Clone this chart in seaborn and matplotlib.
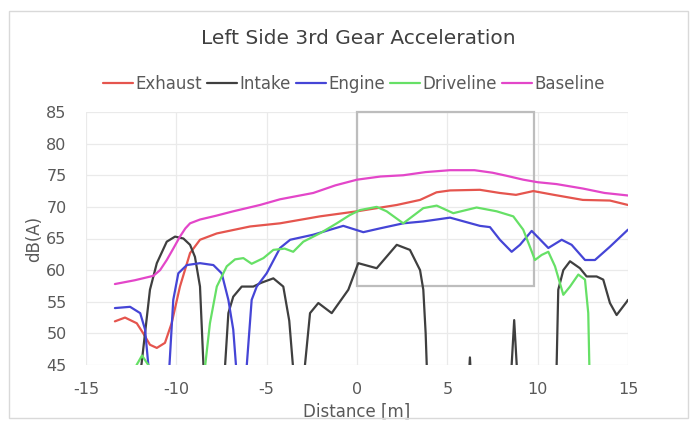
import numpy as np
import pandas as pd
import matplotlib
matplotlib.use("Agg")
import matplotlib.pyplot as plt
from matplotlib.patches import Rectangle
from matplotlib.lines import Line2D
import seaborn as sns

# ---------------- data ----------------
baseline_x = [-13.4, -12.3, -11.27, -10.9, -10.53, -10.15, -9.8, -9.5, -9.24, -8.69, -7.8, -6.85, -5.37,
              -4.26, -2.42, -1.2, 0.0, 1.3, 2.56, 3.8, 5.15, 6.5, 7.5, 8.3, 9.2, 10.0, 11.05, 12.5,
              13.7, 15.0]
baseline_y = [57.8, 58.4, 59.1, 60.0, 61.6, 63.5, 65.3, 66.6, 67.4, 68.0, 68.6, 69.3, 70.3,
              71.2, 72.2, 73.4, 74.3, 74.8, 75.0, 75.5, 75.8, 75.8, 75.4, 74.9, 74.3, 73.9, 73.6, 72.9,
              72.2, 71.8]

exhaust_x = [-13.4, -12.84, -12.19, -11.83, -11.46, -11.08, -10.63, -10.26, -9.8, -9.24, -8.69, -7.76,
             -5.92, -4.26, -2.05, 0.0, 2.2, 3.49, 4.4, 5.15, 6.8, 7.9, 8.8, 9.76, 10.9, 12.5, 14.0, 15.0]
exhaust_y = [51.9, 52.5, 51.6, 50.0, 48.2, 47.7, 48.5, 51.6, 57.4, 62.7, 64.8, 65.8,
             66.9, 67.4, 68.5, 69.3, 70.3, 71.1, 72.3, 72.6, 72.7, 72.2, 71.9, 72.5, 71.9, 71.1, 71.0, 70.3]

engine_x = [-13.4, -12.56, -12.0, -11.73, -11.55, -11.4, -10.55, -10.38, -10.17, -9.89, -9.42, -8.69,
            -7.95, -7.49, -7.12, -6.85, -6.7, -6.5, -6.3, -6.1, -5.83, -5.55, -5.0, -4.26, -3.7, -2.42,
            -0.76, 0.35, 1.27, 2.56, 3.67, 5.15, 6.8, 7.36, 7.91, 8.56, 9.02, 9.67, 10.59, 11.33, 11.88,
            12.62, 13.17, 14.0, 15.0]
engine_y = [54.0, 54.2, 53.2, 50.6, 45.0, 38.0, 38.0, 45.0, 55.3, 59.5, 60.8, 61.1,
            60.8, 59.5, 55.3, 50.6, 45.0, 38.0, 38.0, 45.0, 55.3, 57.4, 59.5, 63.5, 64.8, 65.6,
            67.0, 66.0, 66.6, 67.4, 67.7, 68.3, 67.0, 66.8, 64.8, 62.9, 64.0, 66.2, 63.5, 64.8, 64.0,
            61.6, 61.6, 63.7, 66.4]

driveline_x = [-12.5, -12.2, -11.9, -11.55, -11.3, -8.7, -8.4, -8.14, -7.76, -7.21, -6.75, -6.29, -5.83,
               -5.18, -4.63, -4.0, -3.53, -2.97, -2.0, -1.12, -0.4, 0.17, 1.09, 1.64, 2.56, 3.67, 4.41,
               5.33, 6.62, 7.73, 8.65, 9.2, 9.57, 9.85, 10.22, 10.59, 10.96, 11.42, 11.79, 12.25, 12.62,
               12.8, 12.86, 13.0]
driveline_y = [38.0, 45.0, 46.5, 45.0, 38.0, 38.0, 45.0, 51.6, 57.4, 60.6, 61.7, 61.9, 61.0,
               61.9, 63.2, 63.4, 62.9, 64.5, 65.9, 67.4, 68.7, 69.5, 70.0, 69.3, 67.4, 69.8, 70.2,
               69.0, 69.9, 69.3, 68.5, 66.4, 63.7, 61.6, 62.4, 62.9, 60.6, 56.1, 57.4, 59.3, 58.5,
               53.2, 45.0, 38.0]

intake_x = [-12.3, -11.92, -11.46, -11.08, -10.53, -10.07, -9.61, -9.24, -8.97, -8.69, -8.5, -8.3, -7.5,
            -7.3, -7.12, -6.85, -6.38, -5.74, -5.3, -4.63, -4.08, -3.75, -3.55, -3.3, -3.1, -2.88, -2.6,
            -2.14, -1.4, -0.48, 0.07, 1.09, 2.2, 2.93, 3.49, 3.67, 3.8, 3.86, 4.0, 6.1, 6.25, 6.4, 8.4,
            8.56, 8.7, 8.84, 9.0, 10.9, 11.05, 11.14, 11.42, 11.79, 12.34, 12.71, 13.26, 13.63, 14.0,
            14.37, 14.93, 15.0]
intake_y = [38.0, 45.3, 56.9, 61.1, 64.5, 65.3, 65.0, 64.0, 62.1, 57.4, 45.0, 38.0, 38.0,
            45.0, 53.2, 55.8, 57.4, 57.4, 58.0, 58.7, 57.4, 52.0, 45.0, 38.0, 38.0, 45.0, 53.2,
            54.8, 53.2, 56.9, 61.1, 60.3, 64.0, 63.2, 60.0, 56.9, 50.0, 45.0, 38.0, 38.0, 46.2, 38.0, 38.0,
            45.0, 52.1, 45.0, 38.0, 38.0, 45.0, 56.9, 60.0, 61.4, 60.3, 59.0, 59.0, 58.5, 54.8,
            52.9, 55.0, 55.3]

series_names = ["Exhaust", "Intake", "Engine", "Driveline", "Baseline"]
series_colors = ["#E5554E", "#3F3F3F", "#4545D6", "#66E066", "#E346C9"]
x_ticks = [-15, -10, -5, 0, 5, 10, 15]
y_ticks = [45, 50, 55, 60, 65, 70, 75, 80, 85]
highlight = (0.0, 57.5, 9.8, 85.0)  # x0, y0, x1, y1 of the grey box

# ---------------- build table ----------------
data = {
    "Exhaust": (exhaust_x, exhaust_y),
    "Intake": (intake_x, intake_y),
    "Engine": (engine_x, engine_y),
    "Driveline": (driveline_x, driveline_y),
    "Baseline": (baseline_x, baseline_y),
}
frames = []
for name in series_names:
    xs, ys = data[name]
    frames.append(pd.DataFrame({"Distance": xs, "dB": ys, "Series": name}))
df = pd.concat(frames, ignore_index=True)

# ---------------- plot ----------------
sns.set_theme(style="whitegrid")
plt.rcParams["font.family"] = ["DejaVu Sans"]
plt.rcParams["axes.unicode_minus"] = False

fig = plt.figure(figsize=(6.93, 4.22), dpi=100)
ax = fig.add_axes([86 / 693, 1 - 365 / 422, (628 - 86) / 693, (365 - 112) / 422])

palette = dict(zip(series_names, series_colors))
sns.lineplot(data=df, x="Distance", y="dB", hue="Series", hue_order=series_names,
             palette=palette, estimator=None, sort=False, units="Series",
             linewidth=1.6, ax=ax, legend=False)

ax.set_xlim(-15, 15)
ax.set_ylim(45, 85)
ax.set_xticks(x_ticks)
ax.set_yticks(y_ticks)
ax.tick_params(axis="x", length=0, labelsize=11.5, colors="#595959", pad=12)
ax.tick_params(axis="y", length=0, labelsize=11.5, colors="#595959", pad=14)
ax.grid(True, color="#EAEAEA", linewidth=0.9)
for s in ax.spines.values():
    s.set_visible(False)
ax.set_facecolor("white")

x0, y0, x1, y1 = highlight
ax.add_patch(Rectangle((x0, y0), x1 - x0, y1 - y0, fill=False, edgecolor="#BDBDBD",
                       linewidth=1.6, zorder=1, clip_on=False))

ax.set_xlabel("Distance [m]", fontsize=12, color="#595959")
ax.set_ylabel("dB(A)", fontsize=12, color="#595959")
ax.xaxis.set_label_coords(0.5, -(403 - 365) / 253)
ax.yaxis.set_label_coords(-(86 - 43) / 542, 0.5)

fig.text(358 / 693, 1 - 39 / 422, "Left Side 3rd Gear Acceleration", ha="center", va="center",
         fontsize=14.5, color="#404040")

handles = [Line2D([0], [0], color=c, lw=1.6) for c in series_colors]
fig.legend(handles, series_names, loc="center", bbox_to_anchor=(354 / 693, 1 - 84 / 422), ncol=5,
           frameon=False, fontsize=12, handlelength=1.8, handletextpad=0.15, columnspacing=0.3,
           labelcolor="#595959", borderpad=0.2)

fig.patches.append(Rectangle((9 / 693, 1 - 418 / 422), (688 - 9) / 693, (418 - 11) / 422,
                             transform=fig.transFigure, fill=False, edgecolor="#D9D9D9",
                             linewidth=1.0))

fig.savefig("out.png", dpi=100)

* * *

Quote, please, every line of the material above from its start through the line that has "import seaborn as sns", reproducing the words exactly and dropping any images.

Clone this chart in seaborn and matplotlib.
import numpy as np
import pandas as pd
import matplotlib
matplotlib.use("Agg")
import matplotlib.pyplot as plt
from matplotlib.patches import Rectangle
from matplotlib.lines import Line2D
import seaborn as sns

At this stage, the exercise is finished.